> _Work required_
Up to and including the line with "import plotly.graph_objects as go", write out the listing from its first line, minus the pictures.

> _Dataset excerpt_

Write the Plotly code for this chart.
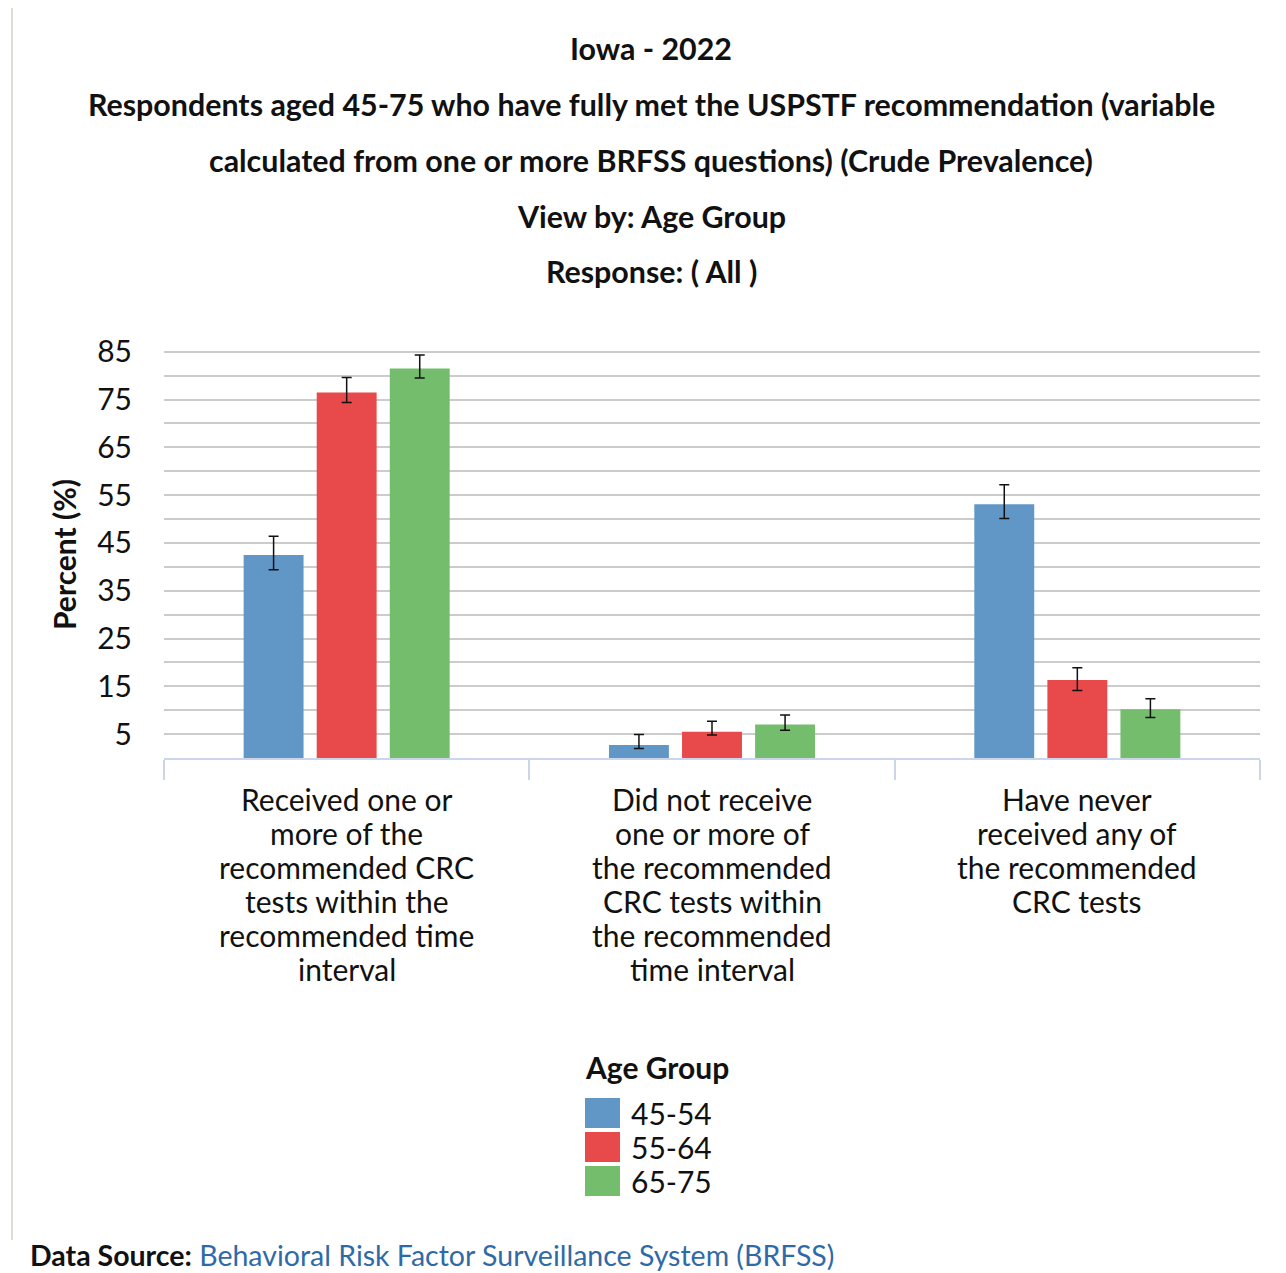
import plotly.graph_objects as go

categories = [
    "Received one or<br>more of the<br>recommended CRC<br>tests within the<br>recommended time<br>interval",
    "Did not receive<br>one or more of<br>the recommended<br>CRC tests within<br>the recommended<br>time interval",
    "Have never<br>received any of<br>the recommended<br>CRC tests",
]
series_names = ["45-54", "55-64", "65-75"]
values_45_54 = [42.5, 2.7, 53.1]
values_55_64 = [76.5, 5.5, 16.3]
values_65_75 = [81.5, 7.0, 10.2]
ci_low_45_54 = [39.4, 2.0, 50.1]
ci_high_45_54 = [46.4, 4.9, 57.2]
ci_low_55_64 = [74.4, 4.8, 14.1]
ci_high_55_64 = [79.6, 7.7, 18.9]
ci_low_65_75 = [79.5, 5.8, 8.5]
ci_high_65_75 = [84.3, 9.0, 12.4]
colors = ["#6097c6", "#e8494b", "#74bd6c"]
y_tickvals = [5, 10, 15, 20, 25, 30, 35, 40, 45, 50, 55, 60, 65, 70, 75, 80, 85]
y_ticktext = ["5", "", "15", "", "25", "", "35", "", "45", "", "55", "", "65", "", "75", "", "85"]

title_lines = [
    "Iowa - 2022",
    "Respondents aged 45-75 who have fully met the USPSTF recommendation (variable",
    "calculated from one or more BRFSS questions) (Crude Prevalence)",
    "View by: Age Group",
    "Response: ( All )",
]

OFF = 8  # page body margin
W, H = 1286 - OFF, 1273 - OFF
# plot area in page pixels
PL, PR, PT, PB = 164, 1260, 347, 758
L, R, T, B = PL - OFF, PR - OFF, PT - OFF, PB - OFF
FONT = "Lato"
TXT = "#111111"


def px(p):
    return (p - PL) / (PR - PL)


def py(p):
    return (PB - p) / (PB - PT)


all_values = [values_45_54, values_55_64, values_65_75]
all_low = [ci_low_45_54, ci_low_55_64, ci_low_65_75]
all_high = [ci_high_45_54, ci_high_55_64, ci_high_65_75]

fig = go.Figure()
for name, vals, lo, hi, col in zip(series_names, all_values, all_low, all_high, colors):
    fig.add_trace(go.Bar(
        x=categories, y=vals, name=name,
        marker=dict(color=col, line=dict(width=0)),
        error_y=dict(
            type="data", symmetric=False,
            array=[h - v for h, v in zip(hi, vals)],
            arrayminus=[v - l for v, l in zip(vals, lo)],
            color="#111111", thickness=1.5, width=5,
        ),
        showlegend=False,
    ))

annotations = []
title_y = [48, 104, 160, 216, 271]
for txt, yy in zip(title_lines, title_y):
    annotations.append(dict(
        text="<b>" + txt + "</b>", x=px(651), y=py(yy), xref="paper", yref="paper",
        xanchor="center", yanchor="middle", showarrow=False,
        font=dict(family=FONT, size=30.4, color=TXT),
    ))

annotations.append(dict(
    text="<b>Percent (%)</b>", x=px(64), y=py(555), xref="paper", yref="paper",
    xanchor="center", yanchor="middle", showarrow=False, textangle=-90,
    font=dict(family=FONT, size=30, color=TXT),
))

# category labels, one annotation per line for tight line spacing
for cat in categories:
    for i, line in enumerate(cat.split("<br>")):
        annotations.append(dict(
            text=line, x=cat, y=py(799 + 34 * i), xref="x", yref="paper",
            xanchor="center", yanchor="middle", showarrow=False,
            font=dict(family=FONT, size=30, color=TXT),
        ))

# legend (custom, larger swatches)
annotations.append(dict(
    text="<b>Age Group</b>", x=px(583), y=py(1067), xref="paper", yref="paper",
    xanchor="left", yanchor="middle", showarrow=False,
    font=dict(family=FONT, size=30, color=TXT),
))
shapes = []
leg_y = [1113, 1147, 1181]
for name, col, yy in zip(series_names, colors, leg_y):
    shapes.append(dict(type="rect", xref="paper", yref="paper",
                       x0=px(585), x1=px(620), y0=py(yy + 15), y1=py(yy - 15),
                       fillcolor=col, line=dict(width=0)))
    annotations.append(dict(
        text=name, x=px(629), y=py(yy), xref="paper", yref="paper",
        xanchor="left", yanchor="middle", showarrow=False,
        font=dict(family=FONT, size=30, color=TXT),
    ))

annotations.append(dict(
    text="<b>Data Source:</b> <span style='color:#2f6aa8'>Behavioral Risk Factor Surveillance System (BRFSS)</span>",
    x=px(28), y=py(1255), xref="paper", yref="paper",
    xanchor="left", yanchor="middle", showarrow=False,
    font=dict(family=FONT, size=28.5, color=TXT),
))

# page border on left
shapes.append(dict(type="line", xref="paper", yref="paper",
                   x0=px(12), x1=px(12), y0=py(OFF), y1=py(1240),
                   line=dict(color="#dedbd2", width=2)))

fig.update_layout(
    width=W, height=H,
    margin=dict(l=L, r=W - R, t=T, b=H - B, pad=0),
    paper_bgcolor="white", plot_bgcolor="white",
    barmode="group", bargap=0.4, bargroupgap=0.18,
    font=dict(family=FONT, color=TXT),
    annotations=annotations, shapes=shapes,
    showlegend=False,
)
fig.update_xaxes(
    type="category", showgrid=False, showline=True, linecolor="#ccd6eb", linewidth=2,
    ticks="outside", tickson="boundaries", ticklen=20, tickcolor="#ccd6eb", tickwidth=2,
    showticklabels=False,
)
fig.update_yaxes(
    range=[0, 86], tickvals=y_tickvals, ticktext=y_ticktext,
    showgrid=True, gridcolor="#cccccc", gridwidth=2, zeroline=False, showline=False,
    ticks="", ticklabelstandoff=31,
    tickfont=dict(family=FONT, size=30, color=TXT),
)

fig.write_html("out.html")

> _Answer to this task_
Write the Plotly code for this chart.
import plotly.graph_objects as go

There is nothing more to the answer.